# wife wants to be a voyer



## bumpgrind1 (Mar 29, 2010)

Last night she said she'd like to watch another couple have sex while we have sex in the same room. We've done this in the past as a by product of her bi flings with other women but it's been a long time.
Anyway, I responded to an ad on craigslist and the couple got back with me right away, but... the couple is half brother and sister, not to me or my wife. Each other. Whats that sound like? Is that ok in Michigan?:scratchhead:


----------



## malmale (Oct 5, 2010)

bumpgrind1 said:


> Last night she said she'd like to watch another couple have sex while we have sex in the same room. We've done this in the past as a by product of her bi flings with other women but it's been a long time.
> Anyway, I responded to an ad on craigslist and the couple got back with me right away, but... the couple is half brother and sister, not to me or my wife. Each other. Whats that sound like? Is that ok in Michigan?:scratchhead:


hey if both u and ur mrs is cool with it, what's the waiting?


----------



## mrsromance (Oct 21, 2010)

I'm sure there are couples of non-blood relations who are interested. You might get there and get grosses out. I know i would.


----------



## Deejo (May 20, 2008)

Would suggest starting at the shallow end of the pool using a webcam prior to being in the physical presence of parties unknown.


----------



## Scannerguard (Jan 26, 2010)

> Whats that sound like? Is that ok in Michigan?


No. . .but it's okay in West Virginia and Alabama and some parts of South Jersey.


----------



## couple (Nov 6, 2010)

Deejo said:


> Would suggest starting at the shallow end of the pool using a webcam prior to being in the physical presence of parties unknown.

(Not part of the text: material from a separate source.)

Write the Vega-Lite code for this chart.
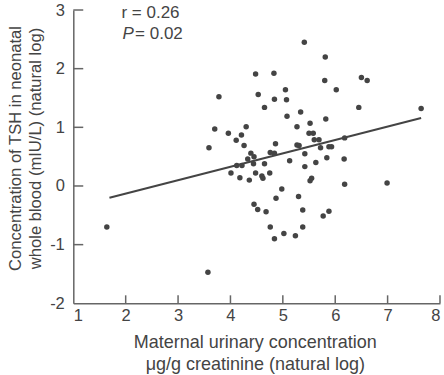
{
  "$schema": "https://vega.github.io/schema/vega-lite/v6.json",
  "width": 366.7,
  "height": 293.3,
  "autosize": {"type": "none"},
  "padding": {"left": 73.3, "top": 10, "right": 3.7, "bottom": 71.7},
  "background": "white",
  "config": {
    "view": {"stroke": null},
    "font": "Liberation Sans",
    "axis": {
      "grid": false,
      "ticks": false,
      "domainColor": "#666",
      "domainWidth": 1.5,
      "labelFont": "Liberation Sans",
      "labelFontSize": 16.5,
      "labelColor": "#444",
      "labelExpr": "'' + datum.value",
      "titleFont": "Liberation Sans",
      "titleFontWeight": "normal",
      "titleColor": "#444"
    }
  },
  "datasets": {
    "points": [
      {"x": 1.64, "y": -0.70}, {"x": 3.57, "y": -1.47}, {"x": 3.59, "y": 0.65}, {"x": 3.70, "y": 0.97},
      {"x": 3.78, "y": 1.52}, {"x": 3.96, "y": 0.90}, {"x": 4.01, "y": 0.22}, {"x": 4.11, "y": 0.78},
      {"x": 4.12, "y": 0.35}, {"x": 4.22, "y": 0.35}, {"x": 4.18, "y": 0.14}, {"x": 4.21, "y": 0.87},
      {"x": 4.26, "y": 0.69}, {"x": 4.30, "y": 1.01}, {"x": 4.36, "y": 0.10}, {"x": 4.33, "y": 0.46},
      {"x": 4.39, "y": 0.56}, {"x": 4.45, "y": 0.50}, {"x": 4.44, "y": 0.38}, {"x": 4.48, "y": 1.91},
      {"x": 4.53, "y": 1.56}, {"x": 4.48, "y": 0.22}, {"x": 4.45, "y": -0.31}, {"x": 4.52, "y": -0.40},
      {"x": 4.60, "y": 0.17}, {"x": 4.62, "y": 0.13}, {"x": 4.65, "y": 1.34}, {"x": 4.65, "y": 0.38},
      {"x": 4.68, "y": -0.44}, {"x": 4.75, "y": 0.22}, {"x": 4.76, "y": -0.70}, {"x": 4.76, "y": 0.57},
      {"x": 4.84, "y": 0.56}, {"x": 4.83, "y": 1.92}, {"x": 4.84, "y": 1.48}, {"x": 4.86, "y": 0.72},
      {"x": 4.84, "y": -0.90}, {"x": 4.87, "y": -0.21}, {"x": 4.98, "y": -0.05}, {"x": 5.02, "y": -0.81},
      {"x": 5.05, "y": 1.64}, {"x": 5.07, "y": 1.47}, {"x": 5.08, "y": 1.19}, {"x": 5.13, "y": 0.43},
      {"x": 5.24, "y": -0.85}, {"x": 5.27, "y": 1.01}, {"x": 5.27, "y": 0.70}, {"x": 5.31, "y": 0.69},
      {"x": 5.30, "y": -0.18}, {"x": 5.34, "y": 1.26}, {"x": 5.38, "y": -0.41}, {"x": 5.38, "y": -0.70},
      {"x": 5.41, "y": 2.45}, {"x": 5.42, "y": 0.55}, {"x": 5.42, "y": 0.33}, {"x": 5.50, "y": 0.90},
      {"x": 5.58, "y": 0.90}, {"x": 5.52, "y": 1.07}, {"x": 5.52, "y": 0.09}, {"x": 5.55, "y": 0.13},
      {"x": 5.60, "y": 0.79}, {"x": 5.69, "y": 0.79}, {"x": 5.63, "y": 0.40}, {"x": 5.72, "y": 0.65},
      {"x": 5.77, "y": -0.51}, {"x": 5.81, "y": 2.20}, {"x": 5.80, "y": 1.80}, {"x": 5.82, "y": 1.14},
      {"x": 5.84, "y": 0.48}, {"x": 5.88, "y": 0.67}, {"x": 5.93, "y": 0.67}, {"x": 5.88, "y": -0.43},
      {"x": 6.02, "y": 1.64}, {"x": 6.18, "y": 0.82}, {"x": 6.17, "y": 0.46}, {"x": 6.18, "y": 0.03},
      {"x": 6.50, "y": 1.85}, {"x": 6.61, "y": 1.80}, {"x": 6.45, "y": 1.34}, {"x": 7.64, "y": 1.32},
      {"x": 6.99, "y": 0.05}
    ],
    "fit": [
      {"x": 1.69, "y": -0.20},
      {"x": 7.64, "y": 1.16}
    ],
    "xticks": [{"v": 2}, {"v": 3}, {"v": 4}, {"v": 5}, {"v": 6}, {"v": 7}, {"v": 8}],
    "yticks": [{"v": -1}, {"v": 0}, {"v": 1}, {"v": 2}, {"v": 3}],
    "notes": [
      {"x": 1.92, "y": 2.87, "label": "r = 0.26", "italic": false},
      {"x": 1.94, "y": 2.50, "label": "P", "italic": true},
      {"x": 2.18, "y": 2.50, "label": "= 0.02", "italic": false}
    ]
  },
  "layer": [
    {
      "data": {"name": "points"},
      "mark": {"type": "circle", "size": 30, "color": "#444", "opacity": 1},
      "encoding": {
        "x": {
          "field": "x", "type": "quantitative",
          "scale": {"domain": [1, 8], "nice": false, "zero": false},
          "axis": {
            "values": [1, 2, 3, 4, 5, 6, 7, 8],
            "labelPadding": 4,
            "title": ["Maternal urinary concentration", "μg/g creatinine (natural log)"],
            "titleFontSize": 18,
            "titleX": 181.5,
            "titleY": 44,
            "titleAlign": "center",
            "titleBaseline": "alphabetic",
            "titleLineHeight": 22
          }
        },
        "y": {
          "field": "y", "type": "quantitative",
          "scale": {"domain": [-2, 3], "nice": false, "zero": false},
          "axis": {
            "values": [-2, -1, 0, 1, 2, 3],
            "labelPadding": 9,
            "title": ["Concentration of TSH in neonatal", "whole blood (mIU/L) (natural log)"],
            "titleFontSize": 16.6,
            "titleX": -52.6,
            "titleY": 138,
            "titleAngle": -90,
            "titleAlign": "center",
            "titleBaseline": "alphabetic",
            "titleLineHeight": 20
          }
        }
      }
    },
    {
      "data": {"name": "xticks"},
      "mark": {"type": "rule", "color": "#666", "strokeWidth": 1.5},
      "encoding": {
        "x": {"field": "v", "type": "quantitative"},
        "y": {"datum": -2},
        "y2": {"datum": -1.864}
      }
    },
    {
      "data": {"name": "yticks"},
      "mark": {"type": "rule", "color": "#666", "strokeWidth": 1.5},
      "encoding": {
        "y": {"field": "v", "type": "quantitative"},
        "x": {"datum": 1},
        "x2": {"datum": 1.19}
      }
    },
    {
      "data": {"name": "fit"},
      "mark": {"type": "line", "color": "#444", "strokeWidth": 2},
      "encoding": {
        "x": {"field": "x", "type": "quantitative"},
        "y": {"field": "y", "type": "quantitative"}
      }
    },
    {
      "data": {"name": "notes"},
      "transform": [{"filter": "!datum.italic"}],
      "mark": {"type": "text", "align": "left", "baseline": "alphabetic", "fontSize": 17, "color": "#444", "font": "Liberation Sans"},
      "encoding": {
        "x": {"field": "x", "type": "quantitative"},
        "y": {"field": "y", "type": "quantitative"},
        "text": {"field": "label"}
      }
    },
    {
      "data": {"name": "notes"},
      "transform": [{"filter": "datum.italic"}],
      "mark": {"type": "text", "align": "left", "baseline": "alphabetic", "fontSize": 17, "fontStyle": "italic", "color": "#444", "font": "Liberation Sans"},
      "encoding": {
        "x": {"field": "x", "type": "quantitative"},
        "y": {"field": "y", "type": "quantitative"},
        "text": {"field": "label"}
      }
    }
  ]
}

How does this work? I mean I know how a webcam works but how does one discretely and anonymously do this?


----------



## Therealbrighteyes (Feb 11, 2010)

bumpgrind1 said:


> Last night she said she'd like to watch another couple have sex while we have sex in the same room. We've done this in the past as a by product of her bi flings with other women but it's been a long time.
> Anyway, I responded to an ad on craigslist and the couple got back with me right away, but... the couple is half brother and sister, not to me or my wife. Each other. Whats that sound like? Is that ok in Michigan?:scratchhead:


Half brother and sister?! Eww!

Now, I totally understand voyeurism. The first time I ever saw a couple having sex was when I was 13. NO is wasn't my parents, thank God.

I was at my friend's birthday party and she had a "scavenger hunt party", that included the beach and the surrounding hillside. Many of the other girls went in teams but I went alone. I climbed the hillside looking for treasure and came face to face with a house that had an entire bank of windows facing the ocean. What I saw inside was a couple having sex on the carpet in the living room. At first I didn't know what was happening as my upbringing hadn't had much sex talk at that point. My first thought was "gross", yet I couldn't pull myself away. I hid there on that hillside watching for what seemed like hours but was probably more like 20 minutes. The couple was beyond gorgeous. Both tan, toned and their bodies were to die for. I saw everything. Their bodies entangled with each other, the looks they gave each other, the touching. He grabbed her long hair, she grabbed his hair. The "after glow".
To date (at age 39), it is the most erotic thing I have ever seen.


----------



## mrsromance (Oct 21, 2010)

Brennan said:


> Half brother and sister?! Eww!
> 
> I climbed the hillside looking for treasure and came face to face with a house that had an entire bank of windows facing the ocean. What I saw inside was a couple having sex on the carpet in the living room. At first I didn't know what was happening as my upbringing hadn't had much sex talk at that point. My first thought was "gross", yet I couldn't pull myself away. I hid there on that hillside watching for what seemed like hours but was probably more like 20 minutes. The couple was beyond gorgeous. Both tan, toned and their bodies were to die for. I saw everything. Their bodies entangled with each other, the looks they gave each other, the touching. He grabbed her long hair, she grabbed his hair. The "after glow".
> To date (at age 39), it is the most erotic thing I have ever seen.




I love the way you described that. I felt like i was reading a romance novel.:smthumbup:


----------



## Therealbrighteyes (Feb 11, 2010)

mrsromance said:


> I love the way you described that. I felt like i was reading a romance novel.:smthumbup:


LOL! It really was amazing to see. I went back to the birthday party not having found a damn thing but I left the birthday party finding my sexuality. That night was the first time I masturbated.


----------